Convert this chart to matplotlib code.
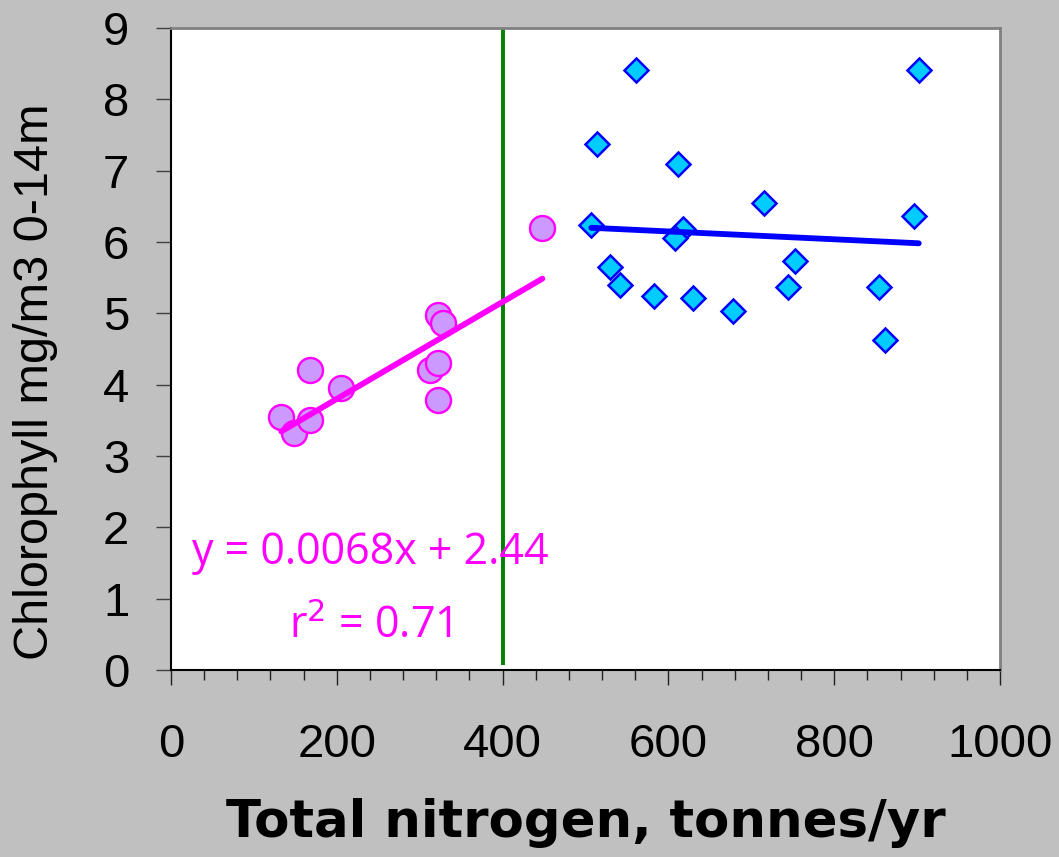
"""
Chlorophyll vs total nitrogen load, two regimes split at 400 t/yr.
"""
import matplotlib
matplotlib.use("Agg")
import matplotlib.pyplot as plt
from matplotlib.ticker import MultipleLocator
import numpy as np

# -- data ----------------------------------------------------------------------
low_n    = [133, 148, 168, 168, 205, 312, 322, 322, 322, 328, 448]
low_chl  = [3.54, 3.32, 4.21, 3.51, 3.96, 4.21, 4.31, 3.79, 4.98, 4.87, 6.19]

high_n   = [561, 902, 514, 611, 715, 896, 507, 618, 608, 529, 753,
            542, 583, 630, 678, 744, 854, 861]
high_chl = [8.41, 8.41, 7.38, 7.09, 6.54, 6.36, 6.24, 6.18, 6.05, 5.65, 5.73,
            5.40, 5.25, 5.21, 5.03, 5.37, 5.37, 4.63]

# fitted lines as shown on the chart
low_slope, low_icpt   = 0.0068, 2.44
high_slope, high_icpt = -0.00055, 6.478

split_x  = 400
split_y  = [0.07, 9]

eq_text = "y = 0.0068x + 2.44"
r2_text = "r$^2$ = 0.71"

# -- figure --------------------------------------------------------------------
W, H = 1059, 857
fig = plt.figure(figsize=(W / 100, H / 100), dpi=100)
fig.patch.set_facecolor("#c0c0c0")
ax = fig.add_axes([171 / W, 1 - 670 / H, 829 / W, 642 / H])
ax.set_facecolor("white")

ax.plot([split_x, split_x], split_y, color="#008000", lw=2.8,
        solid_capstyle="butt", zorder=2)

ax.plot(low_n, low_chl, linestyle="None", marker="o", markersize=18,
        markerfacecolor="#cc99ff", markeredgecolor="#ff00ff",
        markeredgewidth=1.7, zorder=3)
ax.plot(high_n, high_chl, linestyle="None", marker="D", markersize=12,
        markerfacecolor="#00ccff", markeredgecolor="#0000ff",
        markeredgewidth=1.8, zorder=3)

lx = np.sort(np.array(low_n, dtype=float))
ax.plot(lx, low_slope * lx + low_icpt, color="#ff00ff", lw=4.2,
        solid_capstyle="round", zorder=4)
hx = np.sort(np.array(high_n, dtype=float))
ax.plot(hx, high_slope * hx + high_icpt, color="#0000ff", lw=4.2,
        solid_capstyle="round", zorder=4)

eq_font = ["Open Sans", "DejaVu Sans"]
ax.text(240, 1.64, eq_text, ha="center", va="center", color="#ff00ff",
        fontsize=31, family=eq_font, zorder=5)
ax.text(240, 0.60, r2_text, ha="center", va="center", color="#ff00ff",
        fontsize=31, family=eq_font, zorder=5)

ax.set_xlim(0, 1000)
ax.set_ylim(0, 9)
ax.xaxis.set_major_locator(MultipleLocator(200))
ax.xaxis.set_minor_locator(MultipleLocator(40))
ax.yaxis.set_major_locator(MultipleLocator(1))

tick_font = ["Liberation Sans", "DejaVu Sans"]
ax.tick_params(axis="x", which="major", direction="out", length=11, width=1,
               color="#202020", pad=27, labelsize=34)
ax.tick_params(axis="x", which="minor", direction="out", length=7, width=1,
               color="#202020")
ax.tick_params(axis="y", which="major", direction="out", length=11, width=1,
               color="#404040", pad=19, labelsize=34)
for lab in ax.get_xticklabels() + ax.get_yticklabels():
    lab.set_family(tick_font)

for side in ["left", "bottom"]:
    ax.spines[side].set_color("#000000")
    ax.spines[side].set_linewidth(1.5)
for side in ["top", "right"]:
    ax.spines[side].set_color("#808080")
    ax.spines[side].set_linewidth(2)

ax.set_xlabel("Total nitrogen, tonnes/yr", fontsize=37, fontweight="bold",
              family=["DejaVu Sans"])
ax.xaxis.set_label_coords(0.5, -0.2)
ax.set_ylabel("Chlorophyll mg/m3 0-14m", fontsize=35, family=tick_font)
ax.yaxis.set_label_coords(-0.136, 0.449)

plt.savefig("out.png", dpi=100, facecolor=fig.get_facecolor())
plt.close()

*****

Task prompt
Omit each picture, then return all of the listing exactly as it stands.

Finished exercise
Convert this chart to matplotlib code.
"""
Chlorophyll vs total nitrogen load, two regimes split at 400 t/yr.
"""
import matplotlib
matplotlib.use("Agg")
import matplotlib.pyplot as plt
from matplotlib.ticker import MultipleLocator
import numpy as np

# -- data ----------------------------------------------------------------------
low_n    = [133, 148, 168, 168, 205, 312, 322, 322, 322, 328, 448]
low_chl  = [3.54, 3.32, 4.21, 3.51, 3.96, 4.21, 4.31, 3.79, 4.98, 4.87, 6.19]

high_n   = [561, 902, 514, 611, 715, 896, 507, 618, 608, 529, 753,
            542, 583, 630, 678, 744, 854, 861]
high_chl = [8.41, 8.41, 7.38, 7.09, 6.54, 6.36, 6.24, 6.18, 6.05, 5.65, 5.73,
            5.40, 5.25, 5.21, 5.03, 5.37, 5.37, 4.63]

# fitted lines as shown on the chart
low_slope, low_icpt   = 0.0068, 2.44
high_slope, high_icpt = -0.00055, 6.478

split_x  = 400
split_y  = [0.07, 9]

eq_text = "y = 0.0068x + 2.44"
r2_text = "r$^2$ = 0.71"

# -- figure --------------------------------------------------------------------
W, H = 1059, 857
fig = plt.figure(figsize=(W / 100, H / 100), dpi=100)
fig.patch.set_facecolor("#c0c0c0")
ax = fig.add_axes([171 / W, 1 - 670 / H, 829 / W, 642 / H])
ax.set_facecolor("white")

ax.plot([split_x, split_x], split_y, color="#008000", lw=2.8,
        solid_capstyle="butt", zorder=2)

ax.plot(low_n, low_chl, linestyle="None", marker="o", markersize=18,
        markerfacecolor="#cc99ff", markeredgecolor="#ff00ff",
        markeredgewidth=1.7, zorder=3)
ax.plot(high_n, high_chl, linestyle="None", marker="D", markersize=12,
        markerfacecolor="#00ccff", markeredgecolor="#0000ff",
        markeredgewidth=1.8, zorder=3)

lx = np.sort(np.array(low_n, dtype=float))
ax.plot(lx, low_slope * lx + low_icpt, color="#ff00ff", lw=4.2,
        solid_capstyle="round", zorder=4)
hx = np.sort(np.array(high_n, dtype=float))
ax.plot(hx, high_slope * hx + high_icpt, color="#0000ff", lw=4.2,
        solid_capstyle="round", zorder=4)

eq_font = ["Open Sans", "DejaVu Sans"]
ax.text(240, 1.64, eq_text, ha="center", va="center", color="#ff00ff",
        fontsize=31, family=eq_font, zorder=5)
ax.text(240, 0.60, r2_text, ha="center", va="center", color="#ff00ff",
        fontsize=31, family=eq_font, zorder=5)

ax.set_xlim(0, 1000)
ax.set_ylim(0, 9)
ax.xaxis.set_major_locator(MultipleLocator(200))
ax.xaxis.set_minor_locator(MultipleLocator(40))
ax.yaxis.set_major_locator(MultipleLocator(1))

tick_font = ["Liberation Sans", "DejaVu Sans"]
ax.tick_params(axis="x", which="major", direction="out", length=11, width=1,
               color="#202020", pad=27, labelsize=34)
ax.tick_params(axis="x", which="minor", direction="out", length=7, width=1,
               color="#202020")
ax.tick_params(axis="y", which="major", direction="out", length=11, width=1,
               color="#404040", pad=19, labelsize=34)
for lab in ax.get_xticklabels() + ax.get_yticklabels():
    lab.set_family(tick_font)

for side in ["left", "bottom"]:
    ax.spines[side].set_color("#000000")
    ax.spines[side].set_linewidth(1.5)
for side in ["top", "right"]:
    ax.spines[side].set_color("#808080")
    ax.spines[side].set_linewidth(2)

ax.set_xlabel("Total nitrogen, tonnes/yr", fontsize=37, fontweight="bold",
              family=["DejaVu Sans"])
ax.xaxis.set_label_coords(0.5, -0.2)
ax.set_ylabel("Chlorophyll mg/m3 0-14m", fontsize=35, family=tick_font)
ax.yaxis.set_label_coords(-0.136, 0.449)

plt.savefig("out.png", dpi=100, facecolor=fig.get_facecolor())
plt.close()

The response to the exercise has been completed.